Poland reports February IP and PPI Monday. IP is expected at 0.8% y/y vs. 2.6% in January while PPI is expected at 17.7% y/y vs. 18.5% in January. Real retail sales will be reported Tuesday and are expected at -1.5% y/y vs. -0.3% in January. The economy has clearly slowed, which is why the central bank has been on hold since the last 25 bp hike in September. The market is pricing in the start of an easing cycle over the next three months but we believe that will be very difficult with CPI inflation running at a cycle high 18.4% y/y in February, well above the 1.5-3.5% target range. Next policy meeting is April 5 and no change is expected then.
South Africa reports February CPI Wednesday. Headline is expected to fall a tick to 6.8% y/y while core is expected to pick up a tick to 5.0% y/y. At the last policy meeting January 26, the SARB delivered a dovish surprise with a 25 bp hike to 7.25% vs. 50 bp expected. Governor Kganyago said that the outlook for economic growth appear even more uncertain than normal even as the bank cut its forecast for this year to 0.3% vs. 1.1% previously. He estimated that ongoing power blackouts will shave an estimated 2 percentage points off of growth this year. Next policy meeting is March 30 and no change is expected. However, with inflation likely to remain above the 3-6% target range near-term, we see risks of a hawkish surprise.
Turkey central bank meets Thursday and is expected to keep rates steady at 8.5%. At the last policy meeting February 23, the bank cut rates 50 bp to 8.5% after keeping them steady since the last 150 bp cut in November. The recent earthquakes have forced policymakers back into easing mode as the bank said “It has become even more important to keep financial conditions supportive to preserve the growth momentum in industrial production and the positive trend in employment after the earthquake.” However, it hinted at steady policy for now by noting that rates are now “adequate to support the necessary recovery in the aftermath of the earthquake by maintaining price stability and financial stability.” Rebuilding efforts will provide a boost and President Erdogan will be keen to add stimulus ahead of the planned May elections. It remains to be seen whether the earthquake response will cost Erdogan at the polls.
Malaysia reports February trade data Monday. Exports are expected at 4.5% y/y vs. 1.6% in January while imports are expected at 6.4% y/y vs. 2.3% in January. February CPI will be reported Friday and headline is expected at 3.6% y/y vs. 3.7% in January. If so, it would be the lowest since June 2022. At its last policy meeting March 9, Bank Negara kept rates steady at 2.75% and said it “will continue to calibrate the monetary policy settings that balance the risks to domestic inflation and sustainable growth.” It said then that it expects both headline and core inflation to moderate over the course of this year but still remain elevated. The bank surprised the markets with a pause back in January and so it seems we have seen the end of the cycle after only 100 bp of tightening. Next policy meeting is May 3 and no change is expected then.

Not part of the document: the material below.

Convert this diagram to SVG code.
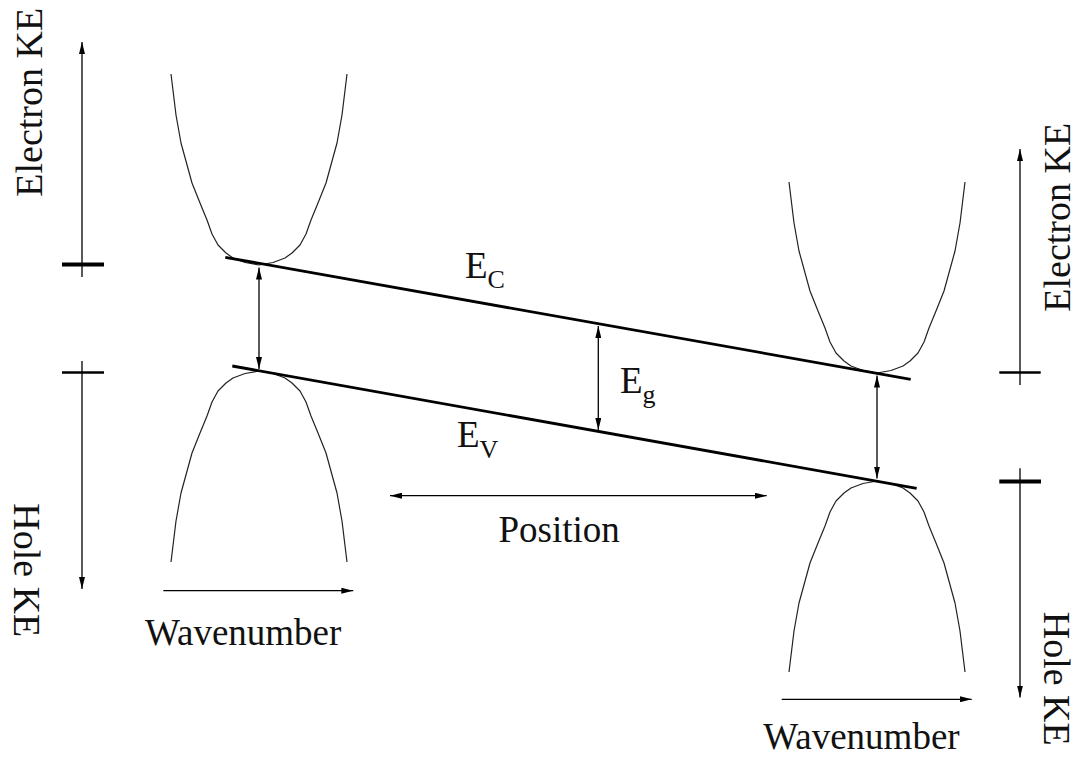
<svg xmlns="http://www.w3.org/2000/svg" xmlns:xlink="http://www.w3.org/1999/xlink" width="1078" height="757" viewBox="0 0 1078 757">
<style>
  .lbl { font-family: "Liberation Serif", "Times New Roman", serif; font-size: 37px; fill: #111; }
  .rot { font-family: "Liberation Serif", "Times New Roman", serif; font-size: 38px; fill: #111; }
  .sub { font-size: 26px; }
  .band { fill: none; stroke: #222; stroke-width: 1.2; stroke-linejoin: round; }
  .level { fill: none; stroke: #000; stroke-width: 2.8; }
  .arr { fill: none; stroke: #000; stroke-width: 1.3; }
  .tick { stroke: #000; stroke-width: 2.4; }
  .tickb { stroke: #000; stroke-width: 4; }
</style>
<defs>
  <marker id="ah" markerUnits="userSpaceOnUse" viewBox="0 0 12 6" refX="12" refY="3" markerWidth="12" markerHeight="6" orient="auto-start-reverse">
    <path d="M0,0 L12,3 L0,6 z" fill="#000"/>
  </marker>
  <path id="curve" d="M-88,-191 L-83,-150 L-78,-122 L-67,-82 L-59,-62 L-52,-45 L-47,-31 L-41,-20 L-33,-12 L-26,-7 L-14,-2.5 L0,0 L14,-2.5 L26,-7 L33,-12 L41,-20 L47,-31 L52,-45 L59,-62 L67,-82 L78,-122 L83,-150 L88,-191"/>
</defs>
<rect width="1078" height="757" fill="#fff"/>

<g id="left-conduction-band"><use xlink:href="#curve" href="#curve" class="band" transform="translate(259,265)"/></g>
<g id="left-valence-band"><use xlink:href="#curve" href="#curve" class="band" transform="translate(259,371) scale(1,-1)"/></g>
<g id="right-conduction-band"><use xlink:href="#curve" href="#curve" class="band" transform="translate(877,373)"/></g>
<g id="right-valence-band"><use xlink:href="#curve" href="#curve" class="band" transform="translate(877,481) scale(1,-1)"/></g>

<g id="Ec-level">
  <line class="level" x1="225.3" y1="257.3" x2="910.7" y2="379.3"/>
  <text class="lbl" x="465" y="278">E<tspan class="sub" dy="10">C</tspan></text>
</g>
<g id="Ev-level">
  <line class="level" x1="232.3" y1="366" x2="916.7" y2="488.3"/>
  <text class="lbl" x="457" y="446.7">E<tspan class="sub" dy="11">V</tspan></text>
</g>
<g id="Eg-label">
  <text class="lbl" x="620" y="393">E<tspan class="sub" dy="10">g</tspan></text>
</g>

<g id="left-axis">
  <line class="tickb" x1="62" y1="264.5" x2="104" y2="264.5"/>
  <line class="tick" x1="62" y1="372.5" x2="104" y2="372.5"/>
  <text class="rot" transform="translate(41.5,196.7) rotate(-90)">Electron KE</text>
  <text class="rot" transform="translate(14,503.3) rotate(90)">Hole KE</text>
</g>
<g id="right-axis">
  <line class="tick" x1="999.3" y1="372.5" x2="1040.7" y2="372.5"/>
  <line class="tickb" x1="999.3" y1="481.5" x2="1041" y2="481.5"/>
  <text class="rot" transform="translate(1069.5,311.7) rotate(-90)">Electron KE</text>
  <text class="rot" transform="translate(1043.5,611.7) rotate(90)">Hole KE</text>
</g>
<g id="position-label">
  <text class="lbl" x="559.2" y="541.7" text-anchor="middle">Position</text>
</g>
<g id="left-wavenumber-label">
  <text class="lbl" x="145" y="645">Wavenumber</text>
</g>
<g id="right-wavenumber-label">
  <text class="lbl" x="763.3" y="749">Wavenumber</text>
</g>

<g id="connectors">
  <line class="arr" x1="82" y1="277" x2="82" y2="42" marker-end="url(#ah)"/>
  <line class="arr" x1="82" y1="361" x2="82" y2="589" marker-end="url(#ah)"/>
  <line class="arr" x1="1020" y1="385" x2="1020" y2="149" marker-end="url(#ah)"/>
  <line class="arr" x1="1020" y1="468.3" x2="1020" y2="697.5" marker-end="url(#ah)"/>
  <line class="arr" x1="259" y1="267.5" x2="259" y2="369" marker-start="url(#ah)" marker-end="url(#ah)"/>
  <line class="arr" x1="877" y1="375.5" x2="877" y2="478.5" marker-start="url(#ah)" marker-end="url(#ah)"/>
  <line class="arr" x1="598.3" y1="326" x2="598.3" y2="430" marker-start="url(#ah)" marker-end="url(#ah)"/>
  <line class="arr" x1="390" y1="495.7" x2="766.7" y2="495.7" marker-start="url(#ah)" marker-end="url(#ah)"/>
  <line class="arr" x1="163.3" y1="590.7" x2="353.3" y2="590.7" marker-end="url(#ah)"/>
  <line class="arr" x1="781.7" y1="699.3" x2="971.7" y2="699.3" marker-end="url(#ah)"/>
</g>
</svg>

Taiwan reports February export orders Monday. Orders are expected at -16.4% y/y vs. -19.3% in January. So far, China reopening has had very little impact on regional trade and activity. The central bank meets Thursday and is expected to keep rates steady at 1.75%. At the last policy meeting December 15, the bank hiked rates 12.5 bp to 1.75% and cut its 2022 growth forecast to 2.91% vs. 3.51% previously and cut its 2023 growth forecast to 2.53% vs. 2.9% previously. It also cut its 2022 inflation forecast to 2.93% vs. 2.95% previously but left its 2023 inflation forecast unchanged at 1.88%. Governor Yang said “We will be careful of the risks of a slowing economy, but our key focus remains on stabilizing the cost of living.” The market is pricing in steady rates going forward but much will depend on the global economic outlook, especially China. IP will also be reported Thursday and is expected at -13.30% y/y vs. -20.5% in January.
Korea reports trade data for the first twenty days of March Tuesday. So far, China reopening has had little impact on regional trade and activity. Recent yen strength has pushed the JPY/KRW cross back near the key 10 level that is beneficial for Korean exporters.
Singapore reports February CPI Thursday. Headline is expected at 6.5% y/y vs. 6.6% in January, while core is expected at 5.8% y/y vs. 5.5% in January. Even though the Monetary Authority of Singapore does not have an explicit inflation target, falling price pressures should allow it to leave policy steady at its next policy meeting in April. IP will be reported Friday and is expected at -1.5% y/y vs. -2.7% in January. Here too, China reopening has had very little impact on the economy.
Philippine central bank meets Thursday and is expected to hike rates 25 bp to 6.25%. At the last meeting February 16, the bank hiked rates 50 bp to 6.0% and Governor Medalla signaled further hikes ahead, noting that he personally is ruling out steady rates as well as 75 bp hikes. He added that a pause is feasible in H1. The bank raised its inflation forecast for 2023 to 6.1% y/y vs. 4.5% previously and for 2024 to 3.1% y/y vs. 2.8% previously. The bank added “The Monetary Board also reiterates its encouragement and support for timely and more aggressive whole-of-government actions to mitigate the impact of persistent supply-side pressures on food prices.” CPI rose 8.7% y/y in January, the highest since November 2008 and further above the 2-4% target range, before edging lower to 8.6% in February.